L’émotion était certainement au rendez-vous, ce jeudi au Conseil de l’Entente. Et pour cause! Les ayant cause des victimes de la tuerie du 15 octobre 1987 y avaient rendez-vous avec le juge d’instruction de l’affaire dite Thomas Sankara dans le cadre de la reconstitution des faits. Des moments décisifs pour la justice militaire de Ouagadougou qui mène le procès, mais de instants difficiles, voire pénibles, pour les parents des disparus qui revivaient, 33 ans après, les circonstances dans lesquelles les leurs sont passés de vie à trépas. Beaucoup d’eau a certes coulé sous les ponts, certains ont pardonné, d’autres ont pris ce triste événement avec la philosophie de la «révolution qui a bouffé ses enfants», mais il n’en demeure pas moins que depuis 33 ans, la justice se fait attendre. Et le dossier qui a connu des hauts et des bas, mais frappé surtout de beaucoup de passion et de phantasme connaît l’évolution à sauts de puce propre à ces genres de procédures judiciaires impliquant des acteurs et des complicités insoupçonnés.
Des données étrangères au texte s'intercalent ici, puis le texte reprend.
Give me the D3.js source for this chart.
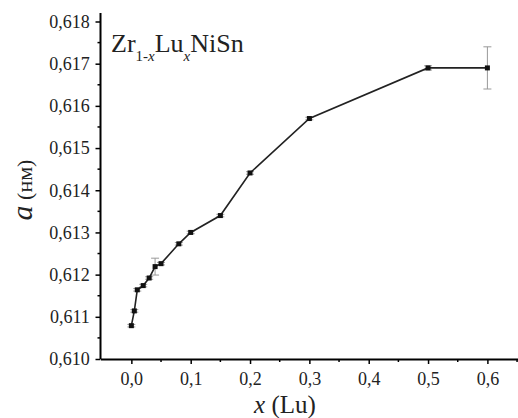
<!DOCTYPE html>
<html>
<head>
<meta charset="utf-8">
<script src="https://cdn.jsdelivr.net/npm/d3@7"></script>
<style>
body { margin: 0; background: #fff; }
text { font-family: "Liberation Serif", "Times New Roman", serif; fill: #222; }
</style>
</head>
<body>
<script>
// composition x (Lu) and lattice parameter a (nm)
var xs = [0.0, 0.005, 0.01, 0.02, 0.03, 0.04, 0.05, 0.08, 0.10, 0.15, 0.20, 0.30, 0.50, 0.60];
var as = [0.61079, 0.61114, 0.61164, 0.61174, 0.61192, 0.61219, 0.61226, 0.61273, 0.61300, 0.61340, 0.61441, 0.61570, 0.61690, 0.61690];
var errs = [0.00003, 0.00003, 0.00003, 0.00003, 0.00003, 0.0002, 0.00003, 0.00003, 0.00003, 0.00003, 0.00003, 0.00003, 0.00005, 0.0005];
var xTicks = [0.0, 0.1, 0.2, 0.3, 0.4, 0.5, 0.6];
var yTicks = [0.610, 0.611, 0.612, 0.613, 0.614, 0.615, 0.616, 0.617, 0.618];

var W = 518, H = 418;
var svg = d3.select("body").append("svg").attr("width", W).attr("height", H);

var x = d3.scaleLinear().domain([-0.052, 0.66]).range([100.5, 523]);
var y = d3.scaleLinear().domain([0.610, 0.618]).range([359, 21.5]);

var fmt = function (d) { return d3.format(".1f")(d).replace(".", ","); };
var fmtY = function (d) { return d3.format(".3f")(d).replace(".", ","); };

var gx = svg.append("g").attr("transform", "translate(0," + y(0.610) + ")")
    .call(d3.axisBottom(x).tickValues(xTicks).tickFormat(fmt).tickSize(5).tickSizeOuter(0));
gx.attr("font-family", null);
gx.select(".domain").attr("stroke-width", 2);
gx.selectAll(".tick line").attr("stroke-width", 1.5);
gx.selectAll(".tick text").attr("font-size", 18).attr("dy", "1.0em");
// minor x ticks
gx.selectAll(".minor").data(d3.range(0.05, 0.66, 0.1)).enter().append("line")
    .attr("class", "minor").attr("x1", function (d) { return x(d); }).attr("x2", function (d) { return x(d); })
    .attr("y1", 0).attr("y2", 3).attr("stroke", "#000").attr("stroke-width", 1.5);

var gy = svg.append("g").attr("transform", "translate(" + x(-0.052) + ",0)")
    .call(d3.axisLeft(y).tickValues(yTicks).tickFormat(fmtY).tickSize(5).tickSizeOuter(0));
gy.attr("font-family", null);
gy.select(".domain").attr("stroke-width", 2);
gy.selectAll(".tick line").attr("stroke-width", 1.5);
gy.selectAll(".tick text").attr("font-size", 18).attr("dx", "-0.15em");
gy.selectAll(".minor").data(d3.range(0.6105, 0.618, 0.001)).enter().append("line")
    .attr("class", "minor").attr("y1", function (d) { return y(d); }).attr("y2", function (d) { return y(d); })
    .attr("x1", 0).attr("x2", -3).attr("stroke", "#000").attr("stroke-width", 1.5);
gy.select(".domain").attr("d", "M0," + y(0.6182) + "V" + y(0.610));

var pts = xs.map(function (d, i) { return { x: d, a: as[i], e: errs[i] }; });

// error bars
var eb = svg.append("g").attr("stroke", "#999").attr("stroke-width", 1);
eb.selectAll("line.v").data(pts).enter().append("line")
    .attr("x1", function (d) { return x(d.x); }).attr("x2", function (d) { return x(d.x); })
    .attr("y1", function (d) { return y(d.a + d.e); }).attr("y2", function (d) { return y(d.a - d.e); });
eb.selectAll("line.t").data(pts).enter().append("line")
    .attr("x1", function (d) { return x(d.x) - 4; }).attr("x2", function (d) { return x(d.x) + 4; })
    .attr("y1", function (d) { return y(d.a + d.e); }).attr("y2", function (d) { return y(d.a + d.e); });
eb.selectAll("line.b").data(pts).enter().append("line")
    .attr("x1", function (d) { return x(d.x) - 4; }).attr("x2", function (d) { return x(d.x) + 4; })
    .attr("y1", function (d) { return y(d.a - d.e); }).attr("y2", function (d) { return y(d.a - d.e); });

var line = d3.line().x(function (d) { return x(d.x); }).y(function (d) { return y(d.a); });
svg.append("path").datum(pts).attr("d", line).attr("fill", "none").attr("stroke", "#222").attr("stroke-width", 1.6);

svg.selectAll("rect.pt").data(pts).enter().append("rect").attr("class", "pt")
    .attr("x", function (d) { return x(d.x) - 2.5; }).attr("y", function (d) { return y(d.a) - 2.5; })
    .attr("width", 5).attr("height", 5).attr("fill", "#111");

// title
var t = svg.append("text").attr("x", 111).attr("y", 52).attr("font-size", 26);
t.append("tspan").text("Zr");
t.append("tspan").attr("font-size", 15).attr("dy", 9).text("1-");
t.append("tspan").attr("font-size", 15).attr("font-style", "italic").text("x");
t.append("tspan").attr("dy", -9).text("Lu");
t.append("tspan").attr("font-size", 15).attr("font-style", "italic").attr("dy", 9).text("x");
t.append("tspan").attr("dy", -9).text("NiSn");

// axis titles
var xl = svg.append("text").attr("x", 285).attr("y", 413).attr("text-anchor", "middle").attr("font-size", 25);
xl.append("tspan").attr("font-style", "italic").text("x");
xl.append("tspan").text(" (Lu)");

var yl = svg.append("text").attr("transform", "translate(32,190) rotate(-90)").attr("text-anchor", "middle").attr("font-size", 22);
yl.append("tspan").attr("font-style", "italic").attr("font-size", 30).text("a");
yl.append("tspan").attr("font-size", 22).text(" (нм)");
</script>
</body>
</html>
Finalement, avec les langues qui se sont déliées, des dossiers qui ont été déclassifiés par la France et surtout la chute du pouvoir de Blaise Compaoré, les prud’hommes militaires burkinabè ont ressuscité le dossier qui était destiné à un enterrement de première classe. Non pas seulement du fait de l’ancien régime, mais également à cause de ces nombreuses personnes et associations qui avaient habilement réussi à en faire un fond de commerce.
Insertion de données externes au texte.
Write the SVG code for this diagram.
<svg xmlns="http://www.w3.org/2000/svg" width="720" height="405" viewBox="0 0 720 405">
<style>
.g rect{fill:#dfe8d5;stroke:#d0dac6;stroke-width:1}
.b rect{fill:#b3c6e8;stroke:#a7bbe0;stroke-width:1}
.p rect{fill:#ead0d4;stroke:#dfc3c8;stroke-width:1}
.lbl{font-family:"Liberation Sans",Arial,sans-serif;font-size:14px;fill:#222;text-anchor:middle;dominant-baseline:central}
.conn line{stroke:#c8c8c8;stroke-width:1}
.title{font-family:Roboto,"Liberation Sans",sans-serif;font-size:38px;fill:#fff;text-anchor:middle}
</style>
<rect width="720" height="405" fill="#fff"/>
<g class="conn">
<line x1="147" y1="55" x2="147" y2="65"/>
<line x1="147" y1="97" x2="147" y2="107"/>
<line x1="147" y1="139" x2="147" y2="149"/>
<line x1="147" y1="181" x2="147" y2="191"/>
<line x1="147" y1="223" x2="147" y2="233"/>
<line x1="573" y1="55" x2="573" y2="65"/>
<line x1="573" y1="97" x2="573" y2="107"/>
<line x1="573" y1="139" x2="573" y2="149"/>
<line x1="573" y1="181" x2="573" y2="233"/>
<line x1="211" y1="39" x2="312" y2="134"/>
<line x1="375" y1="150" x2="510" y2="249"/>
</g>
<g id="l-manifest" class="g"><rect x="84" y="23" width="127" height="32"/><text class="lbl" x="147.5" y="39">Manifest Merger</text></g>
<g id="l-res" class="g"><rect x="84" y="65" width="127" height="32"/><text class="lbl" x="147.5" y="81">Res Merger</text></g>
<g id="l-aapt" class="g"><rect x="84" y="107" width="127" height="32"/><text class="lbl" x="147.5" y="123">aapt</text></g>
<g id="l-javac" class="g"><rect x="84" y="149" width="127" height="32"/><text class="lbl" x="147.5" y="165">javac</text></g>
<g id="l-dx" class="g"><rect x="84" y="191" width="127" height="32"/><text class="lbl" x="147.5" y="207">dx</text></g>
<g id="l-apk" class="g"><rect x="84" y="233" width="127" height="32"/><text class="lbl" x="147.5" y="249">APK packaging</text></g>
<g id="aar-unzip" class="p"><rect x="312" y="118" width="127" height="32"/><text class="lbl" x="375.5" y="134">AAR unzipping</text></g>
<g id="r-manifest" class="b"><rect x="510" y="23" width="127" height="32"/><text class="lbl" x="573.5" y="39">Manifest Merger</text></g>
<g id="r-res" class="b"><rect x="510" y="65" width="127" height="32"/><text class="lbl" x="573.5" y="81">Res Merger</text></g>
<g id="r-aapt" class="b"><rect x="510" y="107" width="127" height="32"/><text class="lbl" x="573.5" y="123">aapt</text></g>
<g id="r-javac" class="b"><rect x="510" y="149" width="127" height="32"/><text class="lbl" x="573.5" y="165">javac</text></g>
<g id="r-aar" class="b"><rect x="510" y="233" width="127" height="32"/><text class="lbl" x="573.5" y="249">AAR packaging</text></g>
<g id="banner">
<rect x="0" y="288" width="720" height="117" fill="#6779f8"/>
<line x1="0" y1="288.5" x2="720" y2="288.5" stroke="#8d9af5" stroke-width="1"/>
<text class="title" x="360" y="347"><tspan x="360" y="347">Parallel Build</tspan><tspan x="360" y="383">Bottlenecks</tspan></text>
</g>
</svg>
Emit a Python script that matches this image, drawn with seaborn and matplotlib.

L’affaire Thomas Sankara suit donc son cours devant la justice. Pour preuve, les ayant cause des victimes de cette tragédie étaient convoqués ce jeudi 13 février 2020, par le juge d’instruction du Cabinet N°1 du Tribunal militaire de Ouagadougou au Burkina Faso. C’était la reconstitution des faits. Cette reconstitution, il y a quelques années, aucune des trois familles présentes et la vague d’avocats, juges, témoins et acteurs pour la mise en scène des faits, et pas même le citoyen lambda, ne pouvaient penser qu’elle pouvait avoir lieu un jour. Tant l’affaire a été complexifiée! Hasard du calendrier ou un de ces tours que le destin sait si bien jouer aux humains, cette procédure se tient un jeudi, comme le jeudi 15 octobre 1987, jour où, le père de la Révolution burkinabè et cinq de ses camarades sont tombés face à un escadron de la mort, un peu après 16h30. Ce jeudi, jour de reconstitution des faits, c’est un 13, 13 comme le nombre de cadavres qui jonchaient le sol, devant le bâtiment «Burkina» du Conseil de l’Entente, qui servait de siège au Conseil national de la Révolution (CNR). Après le carnage, raconté souvent par le seul survivant de la tuerie, Alouna Traoré, à l’époque, conseiller à la présidence, en charge de rassemblements de masse, les 13 corps ensanglantés, dont celui de Thom Sank, le «héros» africain de 38 ans, ont été inhumés «à la va-vite», au cimetière de Dagnoën, un quartier populaire à l’Est de Ouagadougou. En mai 2015, ils seront exhumés des tombes démolies, pour subir des analyses ADN.
Les âmes des 13 infortunés* du jeudi fatal pour la révolution burkinabè d’Août 1983, attendent le bout de ce tunnel juridique qui s’était transformé en labyrinthe sans issue, pour reposer en paix. Tout comme les parents, enfants, proches et amis des morts du «jeudi noir», espèrent que de cette affaire qui n’a que trop duré, sorte la vérité. Et que justice soit surtout faite. Mais quand? Une interrogation qui peut trouver réponse demain ou dans un temps lointain. Ou peut-être jamais, comme ces affaires célèbres, de la même veine que l’assassinat de John Kennedy, qui n’ont jamais été élucidées.
Par Wakat Séra
* En rappel, les tués du 15 octobre 1987 étaient le capitaine Thomas Sankara; le journaliste, directeur de la presse présidentielle, Babou Paulin Bamouni; le secrétaire permanent du CNR, l’adjudant Christophe Saba; l’employé à la présidence, Bonaventure Compaoré; le conseiller juridique à la présidence, Frédéric Kiemdé; le professeur de philosophie, Patrice Zagré; les cinq gardes, Emmanuel Bationo, Abdoulaye Gouem, Wallilaye Ouédraogo, Hamado Sawadogo, et Noufou Sawadogo; le chauffeur de Thomas Sankara, Der Somda; et un gendarme, Paténéma Soré, qui était venu distribuer du courrier.